REQUIRED TASK: Your task is to output the listing word for word, with pictures excluded.

:: INFORMATION SUPPLIED ::

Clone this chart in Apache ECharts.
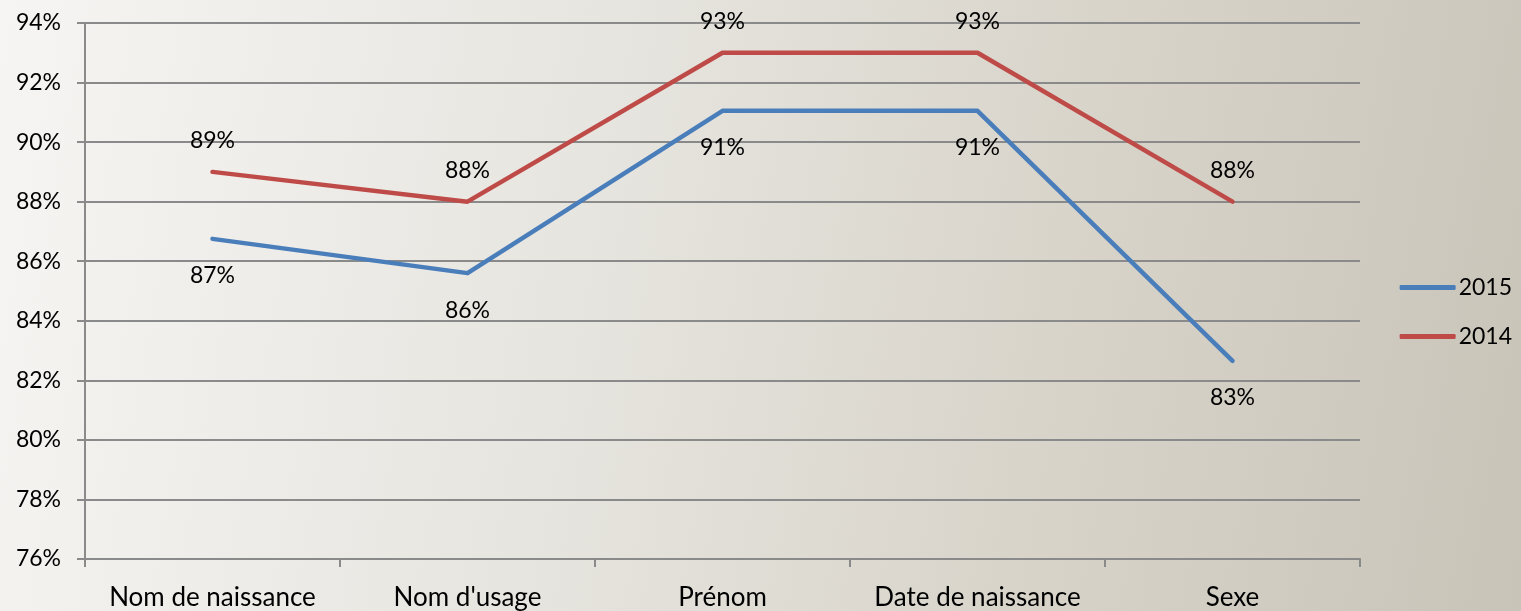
<!DOCTYPE html>
<html><head><meta charset="utf-8">
<script src="https://cdn.jsdelivr.net/npm/echarts@6/dist/echarts.min.js"></script>
<style>html,body{margin:0;padding:0;}#c{width:1521px;height:611px;background:linear-gradient(100deg,#f6f5f3 0%,#e6e4de 40%,#d7d3c9 70%,#c9c4b8 100%);}</style>
</head><body><div id="c"></div>
<script>
var categories = ["Nom de naissance","Nom d'usage","Prénom","Date de naissance","Sexe"];
var values2015 = [86.75, 85.6, 91.05, 91.05, 82.65];
var values2014 = [89, 88, 93, 93, 88];
var yTicks = [76,78,80,82,84,86,88,90,92,94];
var FONT = 'Lato, "Open Sans", sans-serif';
var chart = echarts.init(document.getElementById('c'));
chart.setOption({
  backgroundColor: 'transparent',
  textStyle:{fontFamily:FONT},
  grid:{left:85,right:161,top:23,bottom:52},
  legend:{
    orient:'vertical', right:4, top:271,
    data:['2015','2014'], itemWidth:56, itemHeight:5, itemGap:26,
    icon:'roundRect',
    textStyle:{fontSize:23,color:'#000',fontFamily:FONT,padding:[0,0,0,-2]}
  },
  xAxis:{
    type:'category', data:categories, boundaryGap:true,
    axisLine:{lineStyle:{color:'#8a8a8a',width:2}},
    axisTick:{show:true,interval:0,length:8,lineStyle:{color:'#8a8a8a',width:2}},
    axisLabel:{interval:0,fontSize:26,color:'#000',margin:26,fontFamily:FONT}
  },
  yAxis:{
    type:'value', min:yTicks[0], max:yTicks[yTicks.length-1], interval:2,
    axisLine:{show:true,lineStyle:{color:'#8a8a8a',width:2}},
    axisTick:{show:true,length:8,lineStyle:{color:'#8a8a8a',width:2}},
    splitLine:{lineStyle:{color:'#8a8a8a',width:2}},
    axisLabel:{fontSize:23,color:'#000',margin:24,fontFamily:FONT,formatter:function(v){return v+'%';}}
  },
  series:[
    {name:'2015',type:'line',data:values2015,symbol:'circle',symbolSize:1,
     lineStyle:{color:'#4a7ebb',width:4.5,cap:'round',join:'round'},itemStyle:{color:'#4a7ebb'},
     label:{show:true,position:'bottom',distance:25,fontSize:23,color:'#000',fontFamily:FONT,formatter:function(p){return Math.round(p.value)+'%';}}},
    {name:'2014',type:'line',data:values2014,symbol:'circle',symbolSize:1,
     lineStyle:{color:'#be4b48',width:4.5,cap:'round',join:'round'},itemStyle:{color:'#be4b48'},
     label:{show:true,position:'top',distance:19,fontSize:23,color:'#000',fontFamily:FONT,formatter:function(p){return Math.round(p.value)+'%';}}}
  ]
});
</script></body></html>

:::

ANSWER TO THE EXERCISE:
Clone this chart in Apache ECharts.
<!DOCTYPE html>
<html><head><meta charset="utf-8">
<script src="https://cdn.jsdelivr.net/npm/echarts@6/dist/echarts.min.js"></script>
<style>html,body{margin:0;padding:0;}#c{width:1521px;height:611px;background:linear-gradient(100deg,#f6f5f3 0%,#e6e4de 40%,#d7d3c9 70%,#c9c4b8 100%);}</style>
</head><body><div id="c"></div>
<script>
var categories = ["Nom de naissance","Nom d'usage","Prénom","Date de naissance","Sexe"];
var values2015 = [86.75, 85.6, 91.05, 91.05, 82.65];
var values2014 = [89, 88, 93, 93, 88];
var yTicks = [76,78,80,82,84,86,88,90,92,94];
var FONT = 'Lato, "Open Sans", sans-serif';
var chart = echarts.init(document.getElementById('c'));
chart.setOption({
  backgroundColor: 'transparent',
  textStyle:{fontFamily:FONT},
  grid:{left:85,right:161,top:23,bottom:52},
  legend:{
    orient:'vertical', right:4, top:271,
    data:['2015','2014'], itemWidth:56, itemHeight:5, itemGap:26,
    icon:'roundRect',
    textStyle:{fontSize:23,color:'#000',fontFamily:FONT,padding:[0,0,0,-2]}
  },
  xAxis:{
    type:'category', data:categories, boundaryGap:true,
    axisLine:{lineStyle:{color:'#8a8a8a',width:2}},
    axisTick:{show:true,interval:0,length:8,lineStyle:{color:'#8a8a8a',width:2}},
    axisLabel:{interval:0,fontSize:26,color:'#000',margin:26,fontFamily:FONT}
  },
  yAxis:{
    type:'value', min:yTicks[0], max:yTicks[yTicks.length-1], interval:2,
    axisLine:{show:true,lineStyle:{color:'#8a8a8a',width:2}},
    axisTick:{show:true,length:8,lineStyle:{color:'#8a8a8a',width:2}},
    splitLine:{lineStyle:{color:'#8a8a8a',width:2}},
    axisLabel:{fontSize:23,color:'#000',margin:24,fontFamily:FONT,formatter:function(v){return v+'%';}}
  },
  series:[
    {name:'2015',type:'line',data:values2015,symbol:'circle',symbolSize:1,
     lineStyle:{color:'#4a7ebb',width:4.5,cap:'round',join:'round'},itemStyle:{color:'#4a7ebb'},
     label:{show:true,position:'bottom',distance:25,fontSize:23,color:'#000',fontFamily:FONT,formatter:function(p){return Math.round(p.value)+'%';}}},
    {name:'2014',type:'line',data:values2014,symbol:'circle',symbolSize:1,
     lineStyle:{color:'#be4b48',width:4.5,cap:'round',join:'round'},itemStyle:{color:'#be4b48'},
     label:{show:true,position:'top',distance:19,fontSize:23,color:'#000',fontFamily:FONT,formatter:function(p){return Math.round(p.value)+'%';}}}
  ]
});
</script></body></html>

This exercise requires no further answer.